I was thinking about your comment and thinking about another artist who I felt similar about, several years ago. This was Sal Buscema’s run on Peter Parker Spectacular Spider-Man (in the early 90’s with JM DeMatteis as the writer). It took a long while for it to grow on me, and at the time I did not know Sal was a long-time Marvel artist. I remember a few times thinking “Who is this crummy artist?” It kept going for issue after issue and I really though the guy must be phoning it in. Luckily I was intrigued by the story and eventually I came to like the art as well. Then at some later point I found out Sal Buscema had drawn a lot of Marvel comics prior to that Spect.

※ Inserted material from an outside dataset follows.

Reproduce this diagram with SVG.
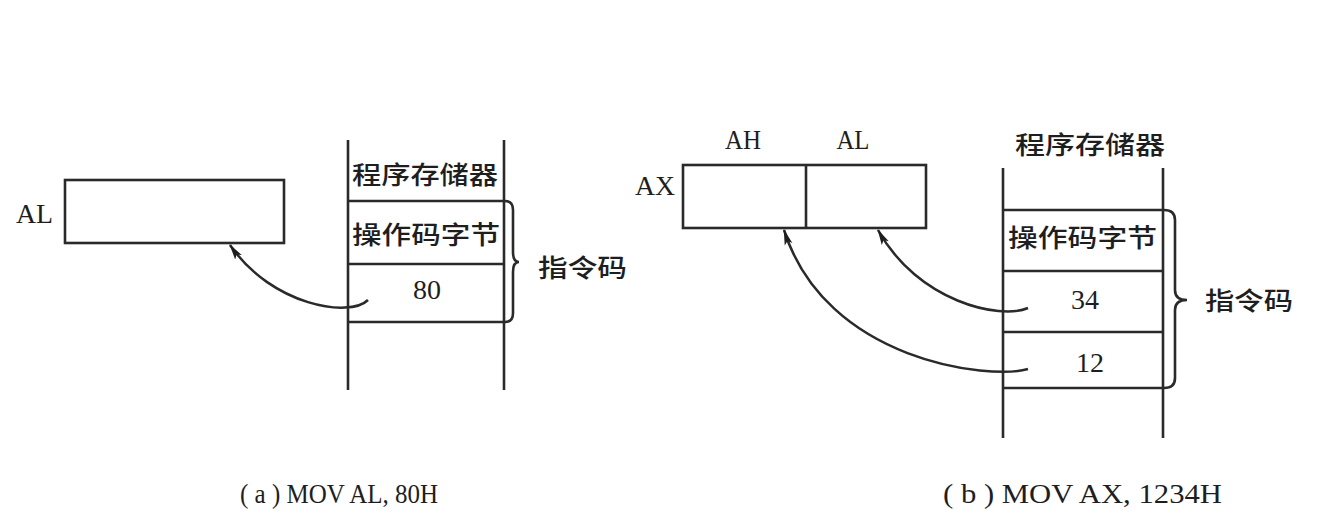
<svg xmlns="http://www.w3.org/2000/svg" width="1320" height="517" viewBox="0 0 1320 517">
<style>
.ln{stroke:#2a2a2a;stroke-width:2.6;fill:none}
.box{stroke:#2a2a2a;stroke-width:2.6;fill:#fff}
.t{font-family:"Liberation Serif","Noto Sans CJK SC",serif;fill:#1e1e1e;font-size:27px}
.cn{font-family:"Noto Sans CJK SC","Liberation Serif",sans-serif;fill:#1e1e1e;font-size:25px;font-weight:500}
.conn{stroke:#2a2a2a;stroke-width:2.5;fill:none;marker-end:url(#ah)}
</style>
<defs>
<marker id="ah" viewBox="0 0 16 9" refX="15" refY="4.5" markerWidth="16" markerHeight="9" markerUnits="userSpaceOnUse" orient="auto">
<path d="M0,0.5 L16,4.5 L0,8.5 L3.5,4.5 z" fill="#1e1e1e"/>
</marker>
</defs>
<rect width="1320" height="517" fill="#fff"/>

<g id="reg-al-a">
<rect class="box" x="65" y="180" width="219" height="63"/>
<text class="t" x="16" y="223" textLength="37" lengthAdjust="spacingAndGlyphs">AL</text>
</g>

<g id="mem-a">
<line class="ln" x1="348" y1="140" x2="348" y2="390"/>
<line class="ln" x1="504" y1="140" x2="504" y2="390"/>
<line class="ln" x1="348" y1="201" x2="504" y2="201"/>
<line class="ln" x1="348" y1="264" x2="504" y2="264"/>
<line class="ln" x1="348" y1="322" x2="504" y2="322"/>
<text class="cn" x="352" y="184" textLength="146" lengthAdjust="spacingAndGlyphs">程序存储器</text>
<text class="cn" x="352" y="244" textLength="148" lengthAdjust="spacingAndGlyphs">操作码字节</text>
<text class="t" x="427" y="299" text-anchor="middle" textLength="28" lengthAdjust="spacingAndGlyphs">80</text>
<path class="ln" d="M505,201 Q513,201 513,210 L513,252 Q513,262 519,262 Q513,262 513,272 L513,313 Q513,322 505,322"/>
<text class="cn" x="538" y="277" textLength="89" lengthAdjust="spacingAndGlyphs">指令码</text>
</g>

<g id="reg-ax-b">
<rect class="box" x="683" y="165" width="243" height="63"/>
<line class="ln" x1="806" y1="165" x2="806" y2="228"/>
<text class="t" x="635" y="195" textLength="40" lengthAdjust="spacingAndGlyphs">AX</text>
<text class="t" x="743" y="149" text-anchor="middle" textLength="36" lengthAdjust="spacingAndGlyphs">AH</text>
<text class="t" x="853" y="149" text-anchor="middle" textLength="33" lengthAdjust="spacingAndGlyphs">AL</text>
</g>

<g id="mem-b">
<line class="ln" x1="1003" y1="168" x2="1003" y2="438"/>
<line class="ln" x1="1163" y1="168" x2="1163" y2="438"/>
<line class="ln" x1="1003" y1="210" x2="1163" y2="210"/>
<line class="ln" x1="1003" y1="271" x2="1163" y2="271"/>
<line class="ln" x1="1003" y1="332" x2="1163" y2="332"/>
<line class="ln" x1="1003" y1="388" x2="1163" y2="388"/>
<text class="cn" x="1015" y="154" textLength="150" lengthAdjust="spacingAndGlyphs">程序存储器</text>
<text class="cn" x="1008" y="247" textLength="149" lengthAdjust="spacingAndGlyphs">操作码字节</text>
<text class="t" x="1085" y="309" text-anchor="middle" textLength="28" lengthAdjust="spacingAndGlyphs">34</text>
<text class="t" x="1090" y="372" text-anchor="middle" textLength="28" lengthAdjust="spacingAndGlyphs">12</text>
<path class="ln" d="M1164,210 Q1175,210 1175,220 L1175,290 Q1175,300 1187,300 Q1175,300 1175,310 L1175,378 Q1175,388 1164,388"/>
<text class="cn" x="1205" y="310" textLength="88" lengthAdjust="spacingAndGlyphs">指令码</text>
</g>

<g id="connectors">
<path class="conn" d="M368,300 C350,318 272,306 230,245"/>
<path class="conn" d="M1028,308 C1000,320 918,302 878,230"/>
<path class="conn" d="M1028,369 C990,380 826,362 784,230"/>
</g>

<g id="captions">
<text class="t" x="240" y="503" font-size="26" textLength="198" lengthAdjust="spacingAndGlyphs">( a ) MOV AL, 80H</text>
<text class="t" x="943" y="503" font-size="26" textLength="279" lengthAdjust="spacingAndGlyphs">( b ) MOV AX, 1234H</text>
</g>
</svg>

Spider-Man run, and all of them in a fairly good standard Marvel style (I can’t qualify further because my art knowledge is poor and so is my Marvel artist history!). I guess he made a radical change to his style for this Spectacular Spider-Man run. I haven’t done any research, maybe it was to change it up so that he didn’t feel like he was phoning it in?

My point being, I think JRJR has at least stuck to the path he has been on since becoming somewhat blocky, his style seems to have naturally evolved along that direction and not made any sudden shift to whole new style. Maybe that seems it is phoned in? Or maybe it’s just that the change has been so gradual that it seems like it’s not changing much and is more of a thing of the past (ie, 90’s-00’s and not necessarily the 2010’s)?

Just jottin’ down my thoughts! Something in your note jarred my memory of Sal Buscema, so I had to get it down. Hopefully I was not sounding argumentative, as I wasn’t trying to be! Thanks for provoking my memory!

@DavidTheGrey Oh man, Sal Buscema! Of course you don’t sound argumentative, as we all have our preferences, and it really is fantastic that JRJR has kept with his style, and it’s admirable.

Not bad, i actually love this series, am not addicted to comics like some here, am just a simple Garfields kind of person, so i think this is great.